The tangent function, often represented as \( \tan \theta \), is one of the primary trigonometric functions in mathematics. It relates the ratio of the side opposite to an angle \( \theta \) to the adjacent side in a right triangle. It is mathematically expressed as:

• \( \tan \theta = \frac{\text{opposite}}{\text{adjacent}} \)

The tangent function has some unique properties:

• Periodicity: The tangent function repeats its values in regular intervals, called periods. The period of the tangent function is \( \pi \).
• Vertical Asymptotes: It has vertical asymptotes at odd multiples of \( \frac{\pi}{2} \), meaning the function is undefined at these points.
• Range: Unlike sine and cosine functions, which are bounded, the tany function ranges from \(-\infty\) to \(+\infty\).

These characteristics should be kept in mind when solving equations involving \( \tan \theta \), as they influence how and where solutions occur.

Inverse trigonometric functions provide the angles (or arc measures) given trigonometric values. For tangent, the inverse function is represented as \( \tan^{-1}(x) \) (or \( \arctan(x) \)). It outputs an angle whose tangent is \( x \).

• Purpose: It's used to find the angle \( \theta \) when you know the value of \( \tan \theta \).
• Domain and Range: For \( \arctan(x) \), the domain is all real numbers, while the range is \(-\frac{\pi}{2} < \theta < \frac{\pi}{2} \).
• Applications: It's widely used in solving trigonometric equations, like in determining the exact angles satisfying certain conditions.

In our problem, we saw the application of the inverse tangent to solve for \( \theta \): \( \theta = \tan^{-1}\left(\frac{2}{5}\right) \), somewhat like finding which angle gives \( \tan \theta = \frac{2}{5} \).

Periodicity is a fundamental trait of trigonometric functions.
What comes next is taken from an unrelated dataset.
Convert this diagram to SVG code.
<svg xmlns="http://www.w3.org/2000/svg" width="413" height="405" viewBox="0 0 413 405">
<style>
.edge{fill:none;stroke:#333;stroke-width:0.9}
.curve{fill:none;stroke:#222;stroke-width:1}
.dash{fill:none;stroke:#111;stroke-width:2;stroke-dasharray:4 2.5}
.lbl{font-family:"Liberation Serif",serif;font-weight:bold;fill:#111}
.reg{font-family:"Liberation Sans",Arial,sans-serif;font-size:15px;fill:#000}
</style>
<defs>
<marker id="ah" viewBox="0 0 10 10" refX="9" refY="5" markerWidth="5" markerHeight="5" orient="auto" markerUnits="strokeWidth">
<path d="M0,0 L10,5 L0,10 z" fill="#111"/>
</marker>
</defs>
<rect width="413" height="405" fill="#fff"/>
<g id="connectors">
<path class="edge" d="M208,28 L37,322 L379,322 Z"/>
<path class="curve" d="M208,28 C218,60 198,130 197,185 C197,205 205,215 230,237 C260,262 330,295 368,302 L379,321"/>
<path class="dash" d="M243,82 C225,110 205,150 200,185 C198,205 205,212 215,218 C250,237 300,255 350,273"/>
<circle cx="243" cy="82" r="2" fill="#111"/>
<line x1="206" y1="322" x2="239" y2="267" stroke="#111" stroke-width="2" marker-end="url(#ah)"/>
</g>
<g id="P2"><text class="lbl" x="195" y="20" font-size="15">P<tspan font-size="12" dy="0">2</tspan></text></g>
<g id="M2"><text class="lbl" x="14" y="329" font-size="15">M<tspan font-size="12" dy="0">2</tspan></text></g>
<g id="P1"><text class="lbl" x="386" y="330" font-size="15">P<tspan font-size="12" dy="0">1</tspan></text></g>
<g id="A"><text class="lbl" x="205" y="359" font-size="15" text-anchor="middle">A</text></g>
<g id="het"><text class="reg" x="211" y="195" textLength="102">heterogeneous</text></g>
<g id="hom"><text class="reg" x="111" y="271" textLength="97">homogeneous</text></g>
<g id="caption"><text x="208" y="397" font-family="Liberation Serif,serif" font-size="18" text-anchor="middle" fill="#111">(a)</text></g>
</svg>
For the tangent function, the period is \( \pi \). This means:

• The function repeats its values every \( \pi \) units.
• If \( \theta \) is a solution, then \( \theta + n\pi \) (where \( n \) is an integer) will also be a solution.

This concept is particularly useful when determining multiple solutions within a given interval. For example, once you find an initial solution using \( \tan^{-1}\left(\frac{2}{5}\right) \), subsequent solutions can be found by adding or subtracting multiples of \( \pi \), ensuring they lie within a specified range (e.g., \( 0 \leq \theta < 2\pi \)).

When solving trigonometric equations, it's common to work in radians instead of degrees. Radians provide a natural measure for angles based on the radius of the circle.

• Why Radians? Using radians simplifies many mathematical expressions and is the standard in calculus and higher-level mathematics.
• Conversion: 1 radian equals approximately 57.2958 degrees, and \( 2\pi \) radians is equal to 360 degrees.
• Example Application: In our exercise, we converted the solution to radians to find precise values for \( \theta \), specifically highlighting the periodicity by considering angles like \( 0.38 \) and adding \( \pi \) to get 3.52.
• Interval Considerations: When finding solutions in an interval, always ensure the results are adjusted correctly to fit within the specified radian range, such as \( 0 \leq \theta < 2\pi \).